AURORA, Colo. — An Aurora woman is criticizing an urgent care clinic's business practices after she said they refused to help her, while she was suffering a medical episode, simply because she was 10 minutes too early -- 10 minutes before they opened.
Talya Ruybal said she was driving to work before 8 a.m. when she began suffering severe chest pains. She pulled her car into the parking lot of the CareNow clinic on Parker Road and asked a woman walking in for help.

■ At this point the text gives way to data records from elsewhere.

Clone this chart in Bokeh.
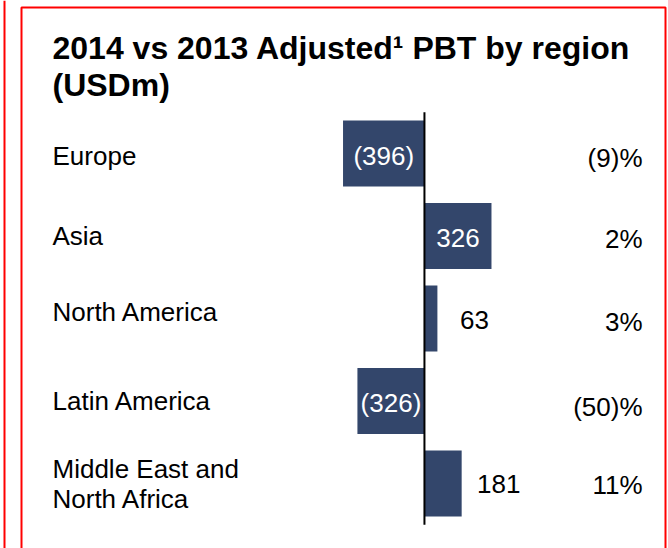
from bokeh.plotting import figure
from bokeh.models import Range1d, Label, BoxAnnotation, Span, ColumnDataSource
from bokeh.embed import file_html
from bokeh.resources import INLINE

regions = ["Europe", "Asia", "North America", "Latin America", ["Middle East and", "North Africa"]]
values = [-396, 326, 63, -326, 181]
value_labels = ["(396)", "326", "63", "(326)", "181"]
pct_labels = ["(9)%", "2%", "3%", "(50)%", "11%"]

FONT = "Liberation Sans"
W, H = 668, 548
NAVY = "#33466b"
RED = "#ff0000"
label_nudge = [-2, 0, 7, 0, 0]      # small vertical nudges (px) for region labels
pct_nudge = [-4, -3, -3, -6, -2]    # small vertical nudges (px) for percentage labels

idx = list(range(len(values)))

p = figure(width=W, height=H, output_backend="svg", toolbar_location=None,
           x_range=Range1d(-2062, 1187), y_range=Range1d(4.788, -1.855),
           min_border=0, outline_line_color=None)
p.axis.visible = False
p.grid.visible = False
p.background_fill_color = "white"

# bars
src = ColumnDataSource(dict(y=idx, v=values, lab=value_labels))
p.hbar(y="y", left=0, right="v", height=0.8, source=src, fill_color=NAVY, line_color=None)

# zero line
p.segment(x0=[0], y0=[-0.5], x1=[0], y1=[4.5], line_color="black", line_width=2)

# value labels
inside = [i for i in idx if abs(values[i]) >= 200]
outside = [i for i in idx if abs(values[i]) < 200]
p.text(x=[values[i] / 2 for i in inside], y=[i for i in inside], text=[value_labels[i] for i in inside],
       text_color="white", text_font_size="26px", text_align="center", text_baseline="middle",
       y_offset=2, text_font={"value": FONT})
p.text(x=[values[i] for i in outside], y=[i for i in outside], text=[value_labels[i] for i in outside],
       text_color="black", text_font_size="26px", text_align="center", text_baseline="middle",
       x_offset=37, y_offset=1, text_font={"value": FONT})

# region labels
for i, r in enumerate(regions):
    if isinstance(r, list):
        for k, line in enumerate(r):
            p.add_layout(Label(x=52, x_units="screen", y=i, y_units="data", text=line,
                               y_offset=14 - 30 * k + label_nudge[i], text_font=FONT,
                               text_font_size="26px",
                               text_baseline="middle", text_color="black"))
    else:
        p.add_layout(Label(x=52, x_units="screen", y=i, y_units="data", text=r,
                           y_offset=label_nudge[i], text_font=FONT, text_font_size="26px",
                           text_baseline="middle", text_color="black"))

# percentage labels
for i, t in enumerate(pct_labels):
    p.add_layout(Label(x=642, x_units="screen", y=i, y_units="data", text=t,
                       y_offset=pct_nudge[i], text_font=FONT, text_font_size="26px",
                       text_align="right", text_baseline="middle", text_color="black"))

# title
p.add_layout(Label(x=52, y=H - 47, x_units="screen", y_units="screen",
                   text="2014 vs 2013 Adjusted\u00b9 PBT by region", text_font=FONT,
                   text_font_style="bold", text_font_size="32px", text_baseline="alphabetic",
                   text_color="black"))
p.add_layout(Label(x=52, y=H - 84, x_units="screen", y_units="screen",
                   text="(USDm)", text_font=FONT,
                   text_font_style="bold", text_font_size="32px", text_baseline="alphabetic",
                   text_color="black"))

# red frames
p.add_layout(BoxAnnotation(left=21, right=665, top=H - 7, bottom=-20,
                           left_units="screen", right_units="screen",
                           top_units="screen", bottom_units="screen",
                           fill_alpha=0, line_color=RED, line_alpha=1, line_width=2))
p.add_layout(Span(location=4, location_units="screen", dimension="height",
                  line_color=RED, line_width=2))

open("out.html", "w").write(file_html(p, INLINE))
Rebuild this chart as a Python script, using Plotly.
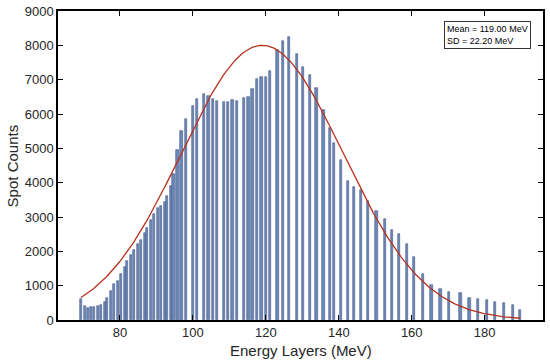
import numpy as np
import plotly.graph_objects as go

energy_mev = [69.32, 70.41, 71.15, 72.05, 72.79, 73.97, 74.71, 75.81, 76.52, 77.62,
              78.36, 79.45, 80.19, 81.29, 82.00, 83.10, 83.84, 84.93, 85.67, 86.77,
              87.48, 88.58, 89.32, 90.41, 91.15, 92.25, 92.96, 93.97, 94.66, 95.75,
              96.90, 98.16, 100.00, 101.18, 103.10, 104.30, 105.48, 106.66, 108.49, 109.67,
              110.88, 112.14, 114.05, 115.26, 116.36, 117.62, 118.82, 120.00, 121.18, 123.21,
              124.79, 126.44, 128.49, 130.27, 132.05, 133.92, 135.84, 137.67, 138.71, 140.55,
              142.47, 144.19, 146.03, 148.03, 150.33, 152.60, 154.60, 156.44, 158.71, 160.63,
              163.10, 165.40, 167.86, 170.22, 173.34, 175.81, 178.16, 180.55, 182.93, 185.29,
              187.75, 189.67]
spot_counts = [620, 410, 350, 370, 370, 410, 450, 520, 630, 845,
               1040, 1140, 1330, 1545, 1720, 1885, 2040, 2200, 2330, 2520,
               2690, 2900, 3080, 3250, 3330, 3450, 3600, 3900, 4240, 4950,
               5510, 5860, 6230, 6440, 6590, 6530, 6430, 6390, 6340, 6360,
               6400, 6390, 6460, 6500, 6720, 7020, 7090, 7070, 7260, 7860,
               8120, 8250, 7750, 7380, 7140, 6750, 6120, 5590, 5170, 4660,
               4060, 3870, 3800, 3480, 3180, 2940, 2620, 2500, 2220, 1830,
               1340, 1020, 890, 810, 790, 650, 610, 590, 520, 500,
               450, 290]

fit_mean = 119.0
fit_sd = 22.2
fit_peak = 8000
x_ticks = [80, 100, 120, 140, 160, 180]
y_ticks = [0, 1000, 2000, 3000, 4000, 5000, 6000, 7000, 8000, 9000]

fit_x = np.linspace(min(energy_mev), max(energy_mev), 300)
fit_y = fit_peak * np.exp(-((fit_x - fit_mean) ** 2) / (2 * fit_sd ** 2))

FONT = "Liberation Sans, Arial, sans-serif"

fig = go.Figure()
fig.add_trace(go.Bar(x=energy_mev, y=spot_counts, width=0.62,
                     marker=dict(color="#6a88b8", line=dict(color="#46598a", width=0.6)),
                     showlegend=False))
fig.add_trace(go.Scatter(x=fit_x, y=fit_y, mode="lines",
                         line=dict(color="#b8311f", width=1.3), showlegend=False))

axis_common = dict(showline=True, linecolor="black", linewidth=1.5, mirror="ticks",
                   ticks="inside", ticklen=5, tickwidth=1.2, tickcolor="black",
                   showgrid=False, zeroline=False, automargin=False,
                   tickfont=dict(family=FONT, size=13, color="#262626"))

fig.update_xaxes(range=[63.0, 196.0], tickvals=x_ticks, ticktext=[str(v) for v in x_ticks],
                 **axis_common)
fig.update_yaxes(range=[0, 9000], tickvals=y_ticks, ticktext=[str(v) for v in y_ticks],
                 **axis_common)

fig.add_annotation(xref="paper", yref="paper", x=0.5, y=-0.064, xanchor="center", yanchor="top",
                   text="Energy Layers (MeV)", showarrow=False,
                   font=dict(family=FONT, size=15, color="#262626"))
fig.add_annotation(xref="paper", yref="paper", x=-0.093, y=0.5, xanchor="center", yanchor="middle",
                   text="Spot Counts", showarrow=False, textangle=-90,
                   font=dict(family=FONT, size=15, color="#262626"))

fig.add_annotation(xref="paper", yref="paper", x=0.795, y=0.968, xanchor="left", yanchor="top",
                   text=f"Mean = {fit_mean:.2f} MeV<br>SD = {fit_sd:.2f} MeV",
                   showarrow=False, align="left",
                   font=dict(family=FONT, size=9, color="black"),
                   bordercolor="#333333", borderwidth=1, borderpad=2, bgcolor="white")

fig.update_layout(width=550, height=360, margin=dict(l=58, r=7, t=11, b=40),
                  plot_bgcolor="white", paper_bgcolor="white", bargap=0)

fig.write_html("out.html", config={"displayModeBar": False},
               post_script="document.body.style.margin='0';document.body.style.padding='0';")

“The lady was walking up and she's like, 'Excuse me, we don't open for another 10 minutes,’” Ruybal said. “And I turned around, and by this time I'm bawling my eyes out, and I'm like, 'I can't breathe, I'm having some really bad chest pains.' And she's like, 'I don't open for 10 minutes.'"
In a panic, Ruybal decided to call 911. Records show the call came in at 7:52 a.m. and the clinic opens at 8 a.m.
Denver7 Investigates obtained Ruybal’s recorded 911 call. After an emotional Ruybal explained the situation to the dispatcher, he asked whether she had Aspirin in her car.
Ruybal can be heard asking someone if they have Aspirin, which doctors recommend people take when they fear they may be having a heart attack.
“Who are you talking to, ma'am?" the dispatcher asked.
"The lady that's at the urgent care. I guess they're opening. She says she can't just give it to me," Ruybal says.
Records show an ambulance arrived eight minutes after Ruybal called – around the same time the clinic opened its doors.
Luckily, doctors at the emergency room determined she was not having a heart attack. They said she was having an episode of supraventricular tachycardia or an elevated heart rate – a problem she has experienced in the past. Ruybal is now recovering and asking how medical professionals could turn her away when she was in obvious distress.
“It could have been a heart attack and that 10 minutes could have been my life," Ruybal said.
The clinic's managers have not responded to repeated calls asking about Ruybal’s complaints.